- Code that draws figures -
>>>
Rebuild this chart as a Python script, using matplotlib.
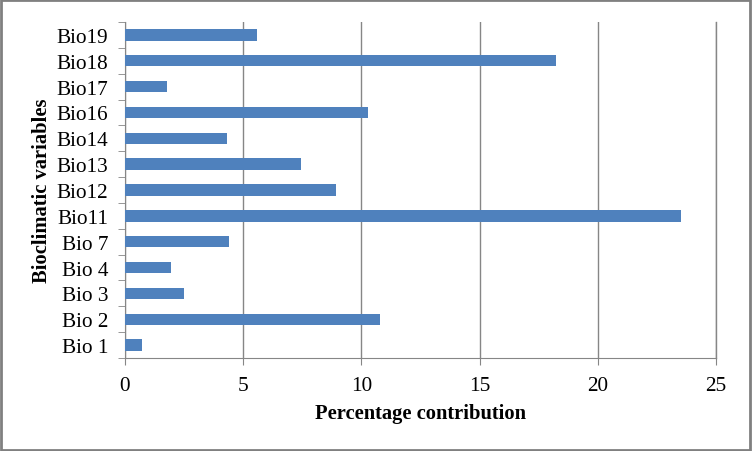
import matplotlib.pyplot as plt
from matplotlib.patches import Rectangle

# bottom to top, as drawn
variables = ['Bio 1', 'Bio 2', 'Bio 3', 'Bio 4', 'Bio 7', 'Bio11', 'Bio12',
             'Bio13', 'Bio14', 'Bio16', 'Bio17', 'Bio18', 'Bio19']
contribution = [0.72, 10.8, 2.49, 1.94, 4.42, 23.52, 8.91,
                7.43, 4.31, 10.3, 1.77, 18.23, 5.58]
xticks = [0, 5, 10, 15, 20, 25]

W, H = 752, 452
plt.rcParams['font.family'] = ['Liberation Serif', 'DejaVu Serif']

fig = plt.figure(figsize=(W / 100, H / 100), dpi=100)
ax = fig.add_axes([125 / W, (H - 359) / H, (716 - 125) / W, (359 - 23) / H])

pos = list(range(len(variables)))
ax.barh(pos, contribution, height=0.44, color='#4F81BD', zorder=3)

ax.set_xlim(0, 25)
ax.set_ylim(-0.5, len(variables) - 0.5)
ax.set_xticks(xticks)
ax.set_xticklabels([str(t) for t in xticks], fontsize=15.3)
ax.set_yticks(pos)
ax.set_yticklabels(variables, fontsize=15.3)
ax.set_yticks([p - 0.5 for p in pos] + [len(variables) - 0.5], minor=True)

ax.tick_params(axis='y', which='major', length=0, pad=12)
ax.tick_params(axis='y', which='minor', length=5, color='#868686', direction='out')
ax.tick_params(axis='x', length=5, color='#868686', direction='out', pad=8)

ax.grid(axis='x', color='#868686', linewidth=1, zorder=0)
ax.axvline(25, color='#868686', linewidth=1, zorder=0, clip_on=False)
for side in ['top', 'right']:
    ax.spines[side].set_visible(False)
for side in ['left', 'bottom']:
    ax.spines[side].set_color('#868686')

ax.set_xlabel('Percentage contribution', fontsize=14.8, fontweight='bold', labelpad=6)
ax.set_ylabel('Bioclimatic variables', fontsize=14.8, fontweight='bold', labelpad=3)

# outer chart border
fig.patches.append(Rectangle((0.001, 0.002), 0.997, 0.995, transform=fig.transFigure,
                             fill=False, edgecolor='#808080', linewidth=2))

fig.savefig('out.png', dpi=100)
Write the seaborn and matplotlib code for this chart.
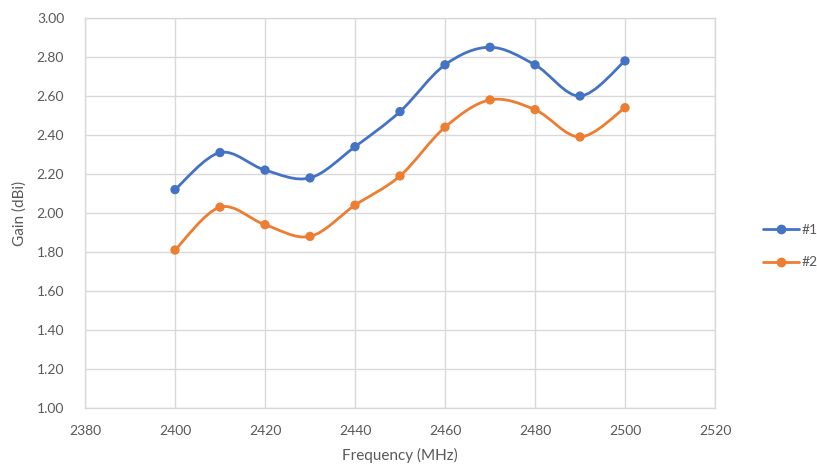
import numpy as np
import pandas as pd
import matplotlib.pyplot as plt
import seaborn as sns
from matplotlib.path import Path
from matplotlib.patches import PathPatch
from matplotlib.lines import Line2D

# values
freq = [2400, 2410, 2420, 2430, 2440, 2450, 2460, 2470, 2480, 2490, 2500]
gain_1 = [2.12, 2.31, 2.22, 2.18, 2.34, 2.52, 2.76, 2.85, 2.76, 2.60, 2.78]
gain_2 = [1.81, 2.03, 1.94, 1.88, 2.04, 2.19, 2.44, 2.58, 2.53, 2.39, 2.54]
series_names = ["#1", "#2"]
colors = ["#4472C4", "#ED7D31"]

df = pd.DataFrame({"freq": freq * 2,
                   "gain": gain_1 + gain_2,
                   "series": [series_names[0]] * len(freq) + [series_names[1]] * len(freq)})

sns.set_theme(style="whitegrid")
plt.rcParams['font.family'] = ['Lato', 'DejaVu Sans']
text_col = "#595959"
grid_col = "#d9d9d9"


def smooth_path(x, y):
    # Excel-style smoothed line: cubic Bezier segments through the points
    pts = np.column_stack([x, y]).astype(float)
    verts = [pts[0]]
    codes = [Path.MOVETO]
    n = len(pts)
    for i in range(n - 1):
        p0 = pts[i - 1] if i > 0 else pts[i]
        p1 = pts[i]
        p2 = pts[i + 1]
        p3 = pts[i + 2] if i + 2 < n else pts[i + 1]
        c1 = p1 + (p2 - p0) / 6.0
        c2 = p2 - (p3 - p1) / 6.0
        verts += [c1, c2, p2]
        codes += [Path.CURVE4] * 3
    return Path(verts, codes)


fig = plt.figure(figsize=(8.17, 4.68), dpi=100)
ax = fig.add_axes([85 / 817, 60 / 468, 630 / 817, 390 / 468])

for name, col in zip(series_names, colors):
    sub = df[df["series"] == name]
    ax.add_patch(PathPatch(smooth_path(sub["freq"], sub["gain"]), facecolor="none",
                           edgecolor=col, lw=2, zorder=3))

sns.scatterplot(data=df, x="freq", y="gain", hue="series", palette=colors,
                s=45, edgecolor="none", legend=False, zorder=4, ax=ax)

ax.set_xlim(2380, 2520)
ax.set_ylim(1.0, 3.0)
ax.set_xticks(np.arange(2380, 2521, 20))
ax.set_yticks(np.arange(1.0, 3.01, 0.2))
ax.set_yticklabels([f"{v:.2f}" for v in np.arange(1.0, 3.01, 0.2)])
ax.grid(True, color=grid_col, lw=1)
for s in ax.spines.values():
    s.set_color(grid_col)
    s.set_linewidth(1)
ax.tick_params(colors=text_col, labelsize=10, length=0)
ax.tick_params(axis="x", pad=12)
ax.tick_params(axis="y", pad=15)
ax.set_xlabel("Frequency (MHz)", color=text_col, fontsize=11, labelpad=8)
ax.set_ylabel("Gain (dBi)", color=text_col, fontsize=11, labelpad=7)

handles = [Line2D([], [], color=c, lw=2, marker="o", markersize=6) for c in colors]
fig.legend(handles, series_names, loc="center left", bbox_to_anchor=(757 / 817, 222 / 468),
           frameon=False, fontsize=10, labelcolor=text_col, handlelength=2.6,
           handletextpad=0.2, labelspacing=1.5, borderaxespad=0)

fig.savefig("out.png", dpi=100)
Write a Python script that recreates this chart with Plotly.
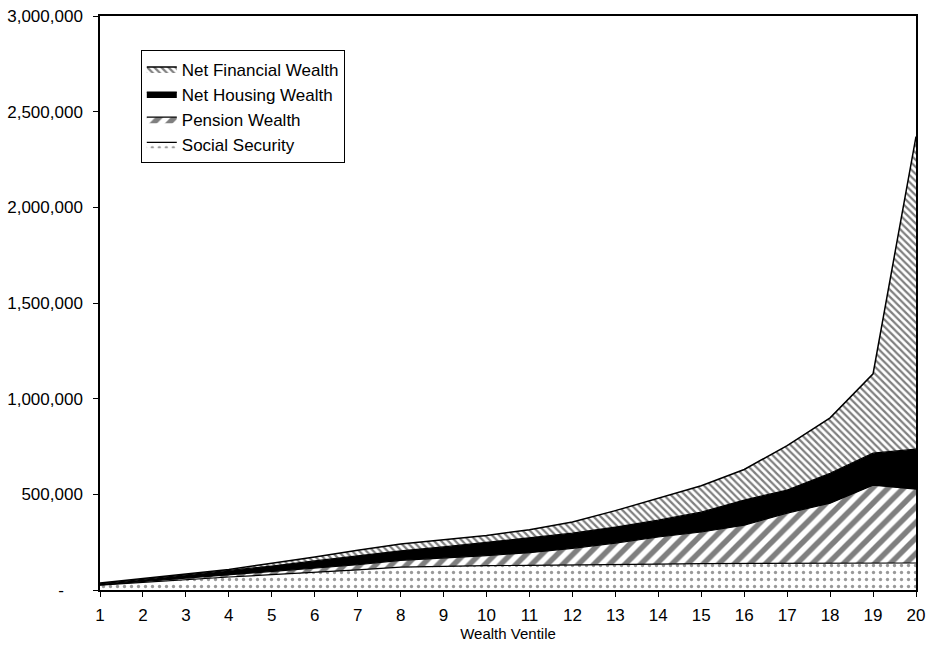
import plotly.graph_objects as go

ventiles = list(range(1, 21))
social_security = [25000, 40000, 55000, 68000, 80000, 92000, 105000, 120000, 125000, 127000,
                   129000, 130000, 132000, 135000, 138000, 139000, 140000, 140000, 141000, 141000]
pension_wealth = [2000, 5000, 7000, 10000, 15000, 23000, 27000, 35000, 42000, 53000,
                  66000, 88000, 113000, 142000, 165000, 200000, 262000, 314000, 407000, 386000]
housing_wealth = [5000, 10000, 18000, 22000, 30000, 37000, 48000, 50000, 58000, 70000,
                  77000, 79000, 84000, 88000, 104000, 131000, 120000, 156000, 167000, 209000]
financial_wealth = [4000, 5000, 5000, 7000, 15000, 20000, 28000, 35000, 37000, 35000,
                    43000, 58000, 86000, 115000, 138000, 160000, 233000, 290000, 415000, 1634000]

y_tickvals = [0, 500000, 1000000, 1500000, 2000000, 2500000, 3000000]
y_ticktext = ["-\u00a0\u00a0\u00a0\u00a0", "500,000", "1,000,000", "1,500,000",
              "2,000,000", "2,500,000", "3,000,000"]

FONT = "Arial, Liberation Sans, sans-serif"

fig = go.Figure()
fig.add_trace(go.Scatter(
    x=ventiles, y=social_security, name="Social Security", stackgroup="one",
    mode="lines", line=dict(color="black", width=1.2),
    fillcolor="white",
    fillpattern=dict(shape=".", fgcolor="#333333", bgcolor="white", size=7, solidity=0.18),
))
fig.add_trace(go.Scatter(
    x=ventiles, y=pension_wealth, name="Pension Wealth", stackgroup="one",
    mode="lines", line=dict(color="black", width=1.2),
    fillcolor="white",
    fillpattern=dict(shape="/", fgcolor="black", bgcolor="white", size=11, solidity=0.5),
))
fig.add_trace(go.Scatter(
    x=ventiles, y=housing_wealth, name="Net Housing Wealth", stackgroup="one",
    mode="lines", line=dict(color="black", width=1.2),
    fillcolor="black",
))
fig.add_trace(go.Scatter(
    x=ventiles, y=financial_wealth, name="Net Financial Wealth", stackgroup="one",
    mode="lines", line=dict(color="black", width=1.5),
    fillcolor="white",
    fillpattern=dict(shape="\\", fgcolor="black", bgcolor="white", size=5, solidity=0.45),
))

fig.update_layout(
    width=927, height=648,
    margin=dict(l=100, r=11, t=16, b=58, autoexpand=False),
    paper_bgcolor="white", plot_bgcolor="white",
    font=dict(family=FONT, size=17, color="black"),
    showlegend=True,
    legend=dict(
        x=0.05, y=0.94, xanchor="left", yanchor="top",
        traceorder="reversed",
        bordercolor="black", borderwidth=1, bgcolor="white",
        font=dict(family=FONT, size=17, color="black"),
        itemwidth=30,
    ),
    xaxis=dict(
        range=[1, 20], tickmode="array", tickvals=ventiles,
        ticktext=[str(v) for v in ventiles],
        showline=True, linecolor="black", linewidth=1.5, mirror=True,
        ticks="outside", ticklen=5, tickcolor="black",
        ticklabelstandoff=4, automargin=False, ticklabeloverflow="allow",
        showgrid=False, zeroline=False,
        title=dict(text="Wealth Ventile", font=dict(size=15), standoff=4),
        tickfont=dict(size=17),
    ),
    yaxis=dict(
        range=[0, 3000000], tickmode="array", tickvals=y_tickvals, ticktext=y_ticktext,
        showline=True, linecolor="black", linewidth=1.5, mirror=True,
        ticks="outside", ticklen=5, tickcolor="black",
        ticklabelstandoff=7, automargin=False, ticklabeloverflow="allow",
        showgrid=False, zeroline=False,
        tickfont=dict(size=17),
    ),
)

fig.write_html("out.html", config={"displayModeBar": False},
               post_script="document.body.style.margin='0px';")
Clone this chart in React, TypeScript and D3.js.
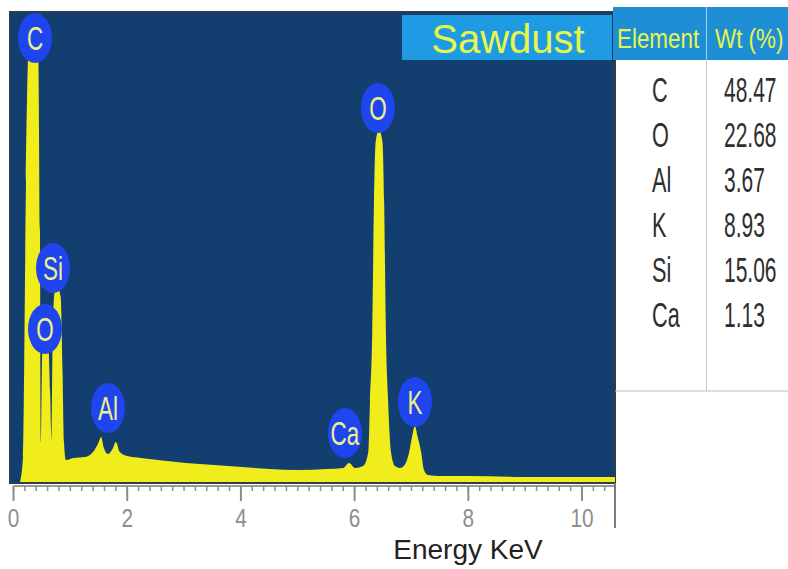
<<<
- PROBLEM DETAILS -
Go through the entries above and pull out each line with "this" in it.

- EXERCISE SOLUTION -
Rebuild this chart as a Python script, using matplotlib.
Write the seaborn and matplotlib code for this chart.
Write a Python script that recreates this chart with Plotly.
Clone this chart in React, TypeScript and D3.js.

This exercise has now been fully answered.